Cape Town Cycle Tour History
It all began with a leisurely breakfast in 1977. The breakfastees – engineer Bill Mylrea and architect John Stegmann – can even remember what the breakfast cost: a princely R1. The subject was cycling, cycling safety for the small number of recreational cyclists who travelled the roads of the Western Cape, and mobility for the masses.
What Cape Town needed as it expanded apace, more than anything else, was a network of safe and efficient cycle paths that would keep riders safe and allow commuters to get to and from work swiftly and in one piece. After many years of submitting, pleading, begging and cajoling, these efforts were getting nowhere, mainly thanks to government’s lack of will, and partly because of lack of kickbacks. Not even a 3 000-signature petition could persuade the Department of Transport to just look into the possibilities. It became clear that the established cyclists needed to revolt. And so they did. Mylrea and Stegmann created The Big Ride In.
Held under the auspices of the newly formed Western Province Pedal Power Association (now called PPA) in 1977, it set out to demonstrate that, actually, a lot of people rode bikes. And so they did, with hundreds riding into the Cape Town CBD, to the City Hall, the Grand Parade, Adderley Street and the Foreshore. Included in their number was the mayor, John Tyers. And it was impressive, to all but the relevant authority, which still saw no future for bike paths. From this hugely unsuccessful success was born the Peninsula Marathon – a gruelling event that would, according to the experts at the WPPPA ‘require at least two months’ preparation’. They even went as far as recommending: ‘Unless you are able to spend R300–R500 on a super machine, your best bet is a ten-speed tourer (with drop handlebars, if you like) for around R100 new, or R50–R75 second-hand.’ The Peninsula Marathon never saw the light of day, as an event. In late 1978 legendary Cape Town mountain biker and potter Steve Shapiro harangued the marketing folk at The Argus (where he was working at the time) to get involved.
It was to be a mass-participation event open to all who wanted to enter. That second bit was important: this was a trying time for forward-thinking sports administrators, and actually for forward-thinking humans. From the outset, the organising committee wanted the Cycle Tour to be an official, sanctioned event, but no matter how much the Department of Sport loved the idea and wanted a part of it, their proviso that it only be open to white participants remained a stumbling block, to the degree that Mylrea was forced to write the department’s representative an extremely polite letter in the build-up to the event, telling him that this was a non-segregated event. This was brave stuff in the late 1970s, when BJ Vorster and PW Botha were ruling the roost. But the spirit of cycling, and its inclusivity, prevailed, and on 28 October 1978 over 500 cyclists left the start line outside the Castle in Strand Street.
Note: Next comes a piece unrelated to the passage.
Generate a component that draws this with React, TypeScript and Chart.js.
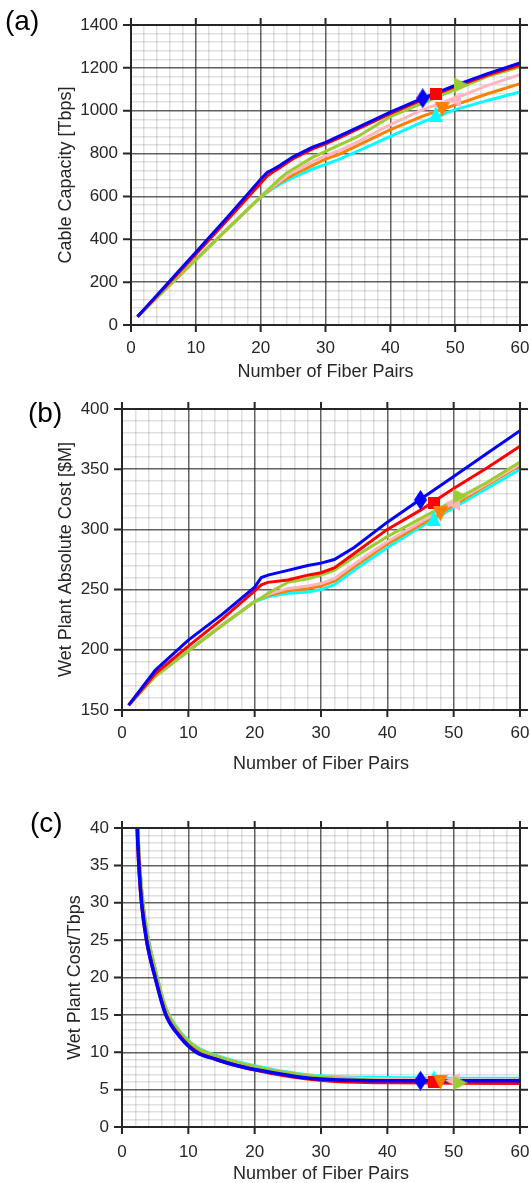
import React, { useEffect, useRef } from 'react';
import { Chart, registerables } from 'chart.js';

Chart.register(...registerables);

// ---------------- data ----------------
// series order: blue, red, green, pink, orange, cyan
const SERIES_COLORS = ['#0000ff', '#ff0000', '#9acd32', '#ffb6c1', '#ff8000', '#00ffff'];
const MARK_KIND = ['diamond', 'square', 'right', 'left', 'down', 'up'];
const MARK_X = [45, 47, 51, 49.8, 48, 47];

// (a) Cable Capacity [Tbps]
const A_X = [1, 5, 10, 15, 20, 21, 22, 23, 24, 25, 28, 30, 32, 35, 40, 45, 50, 55, 60];
const A_BLUE = [39, 173, 340, 508, 680, 712, 728, 745, 765, 785, 830, 852, 880, 922, 993, 1059, 1118, 1173, 1223];
const A_RED = [39, 168, 330, 495, 662, 695, 716, 735, 756, 776, 822, 845, 872, 915, 986, 1052, 1112, 1166, 1212];
const A_GREEN = [39, 158, 305, 452, 598, 627, 655, 684, 710, 728, 782, 810, 838, 880, 972, 1035, 1098, 1160, 1204];
const A_PINK = [39, 158, 305, 452, 598, 625, 648, 672, 695, 715, 762, 789, 812, 855, 935, 1005, 1058, 1118, 1168];
const A_ORANGE = [39, 158, 305, 452, 598, 622, 645, 665, 683, 700, 745, 774, 795, 838, 912, 975, 1027, 1079, 1126];
const A_CYAN = [39, 158, 305, 452, 596, 618, 640, 658, 674, 688, 728, 750, 772, 812, 880, 948, 1005, 1048, 1087];
const A_MARK = [1058, 1077, 1120, 1050, 1005, 985];

// (b) Wet Plant Absolute Cost [$M]
const B_X = [1, 5, 10, 15, 20, 21, 22, 25, 28, 30, 32, 35, 40, 45, 50, 55, 60];
const B_BLUE = [154, 183, 208, 229, 252, 260, 262, 266, 270, 272, 275, 285, 306, 325, 344, 363, 382];
const B_RED = [154, 180, 203, 225, 249, 254, 256, 258, 262, 264, 268, 280, 300, 316, 334, 351, 369];
const B_GREEN = [154, 178, 199, 220, 240, 243, 247, 256, 259, 262, 266, 277, 294, 309, 324, 339, 356];
const B_PINK = [154, 178, 199, 220, 240, 243, 246, 251, 253, 255, 259, 271, 290, 306, 322, 338, 354];
const B_ORANGE = [154, 178, 199, 220, 240, 243, 245, 249, 251, 253, 257, 269, 288, 304, 320, 337, 353];
const B_CYAN = [154, 178, 199, 220, 240, 242, 244, 247, 248, 250, 254, 266, 285, 302, 318, 334, 350];
const B_MARK = [324.5, 321.7, 327.7, 321.7, 312.8, 309.2];

// (c) Wet Plant Cost/Tbps
const C_X = [2, 2.3, 2.55, 2.95, 3.7, 5, 6.6, 8.7, 11.2, 14, 17.4, 22.5, 27.6, 32.7, 40, 50, 60];
const C_BLUE = [52, 40, 35, 30, 25, 20, 15, 12.1, 10, 9.1, 8.2, 7.3, 6.6, 6.3, 6.2, 6.2, 6.2];
const C_RED = [52, 40, 35, 30, 25, 20, 15.1, 12.2, 10.1, 9.1, 8.2, 7.2, 6.5, 6.1, 5.95, 5.9, 5.85];
const C_GREEN = [54, 41.5, 36.5, 31.5, 26.3, 21, 15.8, 12.7, 10.6, 9.5, 8.6, 7.6, 6.9, 6.5, 6.2, 6.05, 6.0];
const C_PINK = [54, 41.5, 36.5, 31.4, 26.2, 21, 15.7, 12.7, 10.6, 9.5, 8.6, 7.6, 6.9, 6.6, 6.4, 6.3, 6.3];
const C_ORANGE = [54, 41.3, 36.3, 31.3, 26.1, 20.9, 15.6, 12.6, 10.5, 9.4, 8.5, 7.5, 6.8, 6.4, 6.1, 6.0, 5.95];
const C_CYAN = [54, 41.6, 36.6, 31.6, 26.4, 21.1, 15.9, 12.8, 10.7, 9.6, 8.7, 7.7, 7.0, 6.7, 6.6, 6.5, 6.5];
const C_MARK = [6.2, 6.0, 5.9, 6.2, 6.0, 6.55];

const X_TITLE = 'Number of Fiber Pairs';

// ---------------- layout / style ----------------
const FONT = '"Liberation Sans", Arial, Helvetica, sans-serif';
const INK = '#262626';
const MAJOR_GRID = 'rgba(38,38,38,0.72)';
const MINOR_GRID = 'rgba(38,38,38,0.14)';

type Panel = {
  top: number; height: number; padTop: number; yWidth: number; xHeight: number;
  xs: number[]; ys: number[][]; marks: number[];
  yMin: number; yMax: number; yStep: number; yMajor: number;
  yTitle: string; yTitlePad: number; xTitlePad: number; xTickPad: number;
  smooth: boolean; lineWidth: number; label: string; labelLeft: number; labelTop: number;
};

const PANELS: Panel[] = [
  {
    top: 0, height: 390, padTop: 25, yWidth: 131, xHeight: 65,
    xs: A_X, ys: [A_BLUE, A_RED, A_GREEN, A_PINK, A_ORANGE, A_CYAN], marks: A_MARK,
    yMin: 0, yMax: 1400, yStep: 40, yMajor: 200,
    yTitle: 'Cable Capacity [Tbps]', yTitlePad: 57, xTitlePad: 9, xTickPad: 13.5,
    smooth: false, lineWidth: 3, label: '(a)', labelLeft: 5, labelTop: 7,
  },
  {
    top: 390, height: 390, padTop: 19, yWidth: 122, xHeight: 70,
    xs: B_X, ys: [B_BLUE, B_RED, B_GREEN, B_PINK, B_ORANGE, B_CYAN], marks: B_MARK,
    yMin: 150, yMax: 400, yStep: 10, yMajor: 50,
    yTitle: 'Wet Plant Absolute Cost [$M]', yTitlePad: 57, xTitlePad: 7, xTickPad: 13.5,
    smooth: false, lineWidth: 3, label: '(b)', labelLeft: 28, labelTop: 399,
  },
  {
    top: 780, height: 403, padTop: 48, yWidth: 122, xHeight: 56,
    xs: C_X, ys: [C_BLUE, C_RED, C_GREEN, C_PINK, C_ORANGE, C_CYAN], marks: C_MARK,
    yMin: 0, yMax: 40, yStep: 1, yMajor: 5,
    yTitle: 'Wet Plant Cost/Tbps', yTitlePad: 66, xTitlePad: 0, xTickPad: 15,
    smooth: true, lineWidth: 3.5, label: '(c)', labelLeft: 30, labelTop: 809,
  },
];

function makeMarker(kind: string, color: string): HTMLCanvasElement {
  const c = document.createElement('canvas');
  let w = 15, h = 15;
  if (kind === 'diamond') { w = 13; h = 20; }
  if (kind === 'square') { w = 12; h = 12; }
  if (kind === 'up') { w = 14; h = 16; }
  c.width = w; c.height = h;
  const g = c.getContext('2d')!;
  g.fillStyle = color;
  g.beginPath();
  if (kind === 'diamond') { g.moveTo(w / 2, 0); g.lineTo(w, h / 2); g.lineTo(w / 2, h); g.lineTo(0, h / 2); }
  else if (kind === 'square') { g.rect(0, 0, w, h); }
  else if (kind === 'up') { g.moveTo(w / 2, 0); g.lineTo(w, h); g.lineTo(0, h); }
  else if (kind === 'down') { g.moveTo(0, 0); g.lineTo(w, 0); g.lineTo(w / 2, h); }
  else if (kind === 'left') { g.moveTo(0, h / 2); g.lineTo(w, 0); g.lineTo(w, h); }
  else { g.moveTo(0, 0); g.lineTo(w, h / 2); g.lineTo(0, h); }
  g.closePath();
  g.fill();
  return c;
}

const isMult = (v: number, m: number) => Math.abs(v / m - Math.round(v / m)) < 1e-6;

const frameTicks = {
  id: 'frameTicks',
  afterDraw(chart: any, _a: any, opts: any) {
    const { ctx, chartArea: a, scales } = chart;
    const xs = scales.x, ys = scales.y;
    ctx.save();
    ctx.strokeStyle = INK;
    ctx.lineWidth = 2;
    ctx.strokeRect(a.left, a.top, a.right - a.left, a.bottom - a.top);
    ctx.beginPath();
    for (let v = xs.min; v <= xs.max + 1e-9; v += opts.xMajor) {
      const p = xs.getPixelForValue(v);
      ctx.moveTo(p, a.bottom); ctx.lineTo(p, a.bottom + 7);
      ctx.moveTo(p, a.top); ctx.lineTo(p, a.top - 7);
    }
    for (let v = ys.min; v <= ys.max + 1e-9; v += opts.yMajor) {
      const p = ys.getPixelForValue(v);
      ctx.moveTo(a.left - 8, p); ctx.lineTo(a.left, p);
      ctx.moveTo(a.right, p); ctx.lineTo(a.right + 8, p);
    }
    ctx.stroke();
    ctx.restore();
  },
};

function buildConfig(p: Panel): any {
  const lineSets = p.ys.map((vals, i) => ({
    data: p.xs.map((x, j) => ({ x, y: vals[j] })),
    borderColor: SERIES_COLORS[i],
    backgroundColor: SERIES_COLORS[i],
    borderWidth: p.lineWidth,
    pointRadius: 0,
    tension: 0,
    cubicInterpolationMode: p.smooth ? 'monotone' : 'default',
    fill: false,
    order: 1,
  }));
  const drawOrder = [2, 3, 4, 1, 5, 0]; // first = on top
  const markSets = drawOrder.map((i) => ({
    data: [{ x: MARK_X[i], y: p.marks[i] }],
    showLine: false,
    pointStyle: makeMarker(MARK_KIND[i], SERIES_COLORS[i]),
    pointRadius: 8,
    borderColor: SERIES_COLORS[i],
    backgroundColor: SERIES_COLORS[i],
    order: 0,
  }));
  const grid = (major: number) => ({
    drawTicks: false,
    color: (c: any) => (c.tick && isMult(c.tick.value, major) ? MAJOR_GRID : MINOR_GRID),
    lineWidth: 1.5,
  });
  return {
    type: 'line',
    data: { datasets: [...lineSets, ...markSets] },
    plugins: [frameTicks],
    options: {
      animation: false,
      responsive: false,
      devicePixelRatio: 1,
      events: [],
      layout: { padding: { top: p.padTop, right: 11, left: 0, bottom: 0 } },
      plugins: {
        legend: { display: false },
        tooltip: { enabled: false },
        frameTicks: { xMajor: 10, yMajor: p.yMajor },
      },
      scales: {
        x: {
          type: 'linear',
          min: 0, max: 60,
          grid: grid(10),
          border: { display: false },
          ticks: {
            stepSize: 2,
            autoSkip: false,
            maxRotation: 0,
            padding: p.xTickPad,
            color: INK,
            font: { family: FONT, size: 17 },
            callback: (v: number) => (isMult(v, 10) ? String(v) : ''),
          },
          title: {
            display: true, text: X_TITLE, color: INK,
            font: { family: FONT, size: 18, lineHeight: 1 },
            padding: { top: 0, bottom: p.xTitlePad },
          },
          afterFit: (s: any) => { s.height = p.xHeight; s.paddingLeft = 0; s.paddingRight = 0; },
        },
        y: {
          type: 'linear',
          min: p.yMin, max: p.yMax,
          grid: grid(p.yMajor),
          border: { display: false },
          ticks: {
            stepSize: p.yStep,
            autoSkip: false,
            padding: 13,
            color: INK,
            font: { family: FONT, size: 17 },
            callback: (v: number) => (isMult(v, p.yMajor) ? String(v) : ''),
          },
          title: {
            display: true, text: p.yTitle, color: INK,
            font: { family: FONT, size: 18, lineHeight: 1 },
            padding: { top: p.yTitlePad, bottom: 0 },
          },
          afterFit: (s: any) => { s.width = p.yWidth; s.paddingTop = 0; s.paddingBottom = 0; },
        },
      },
    },
  };
}

function PanelChart({ p }: { p: Panel }) {
  const ref = useRef<HTMLCanvasElement>(null);
  useEffect(() => {
    const chart = new Chart(ref.current as HTMLCanvasElement, buildConfig(p));
    return () => chart.destroy();
  }, [p]);
  return (
    <canvas
      ref={ref}
      width={531}
      height={p.height}
      style={{ position: 'absolute', left: 0, top: p.top, width: 531, height: p.height }}
    />
  );
}

export default function App() {
  return (
    <div style={{ position: 'absolute', left: 0, top: 0, width: 531, height: 1183, background: '#fff', overflow: 'hidden' }}>
      {PANELS.map((p) => (
        <PanelChart key={p.label} p={p} />
      ))}
      {PANELS.map((p) => (
        <div
          key={'l' + p.label}
          style={{
            position: 'absolute', left: p.labelLeft, top: p.labelTop,
            fontFamily: FONT, fontSize: 28, lineHeight: 1, color: '#000',
          }}
        >
          {p.label}
        </div>
      ))}
    </div>
  );
}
The route we know and love today almost didn’t happen, on a number of levels. Initially, a number of options were looked at – northwards to Melkbos and back; out to Paarl for a 250–300km return trip; at one point it was even going to be a two-dayer – before the founding fathers settled on a start as close to the City Hall as they dared, before heading south along the newly built Blue Route freeway and on down to Simon’s Town. From there, the initial plan was to head into the Cape Point Nature Reserve, turn around at the farthest point, and for the riders to return whence they came.
Unfortunately (or fortunately, if the thought of 35,000 riders negotiating that narrow reserve road in two directions is too scary), the managers of the park, SANParks in today’s parlance, threw their toys out of the cot, and rather than kowtow to yet another quasi-government department, the organisers decided to bypass the entrance to the reserve and head through Misty Cliffs, over Slangkop and then Chapman’s Peak and Suikerbossie, before finishing at the lamp-post opposite what is now The Bay Hotel (it was called the Rotunda in 1978), where a pair of tables welcomed finishers.
The plan was to start with a bang – the SADF was persuaded to ‘fire’ a cannon from one of the Castle ramparts; in reality, they agreed to put a thunderflash in what looked like a cannon. At 07:00, precisely nothing happened, as those entrusted with our national safety failed completely to ignite the glorified firework, housed in a cannonesque steel pipe that was also packed with flour to simulate smoke. After some muttering, a second attempt was made, with disastrous effect as the entire contraption blew up. Thankfully nobody was hurt, and the first batch of riders – the non-registered – got under way.
From its infancy, the Cycle Tour set standards in world cycling, and world sport. This was to be the first time that the average Joes would race the same course at the same time as the officially sanctioned racing cyclists. The world and national governing bodies were, and still are, dead set against this happening, for any number of nonsensical reasons, but the organisers were determined to have a celebration of cycling for all cyclists, so the split-group arrangement was instituted to great effect. The event would separate the two well into the 1990s, and the federations are still, regularly, threating ‘their’ riders with dire consequences if they ride this unsanctioned monster, 41 years later. Thankfully, sense prevails each time, unmentionables are unknotted and the biggest timed bike race in the world marches on.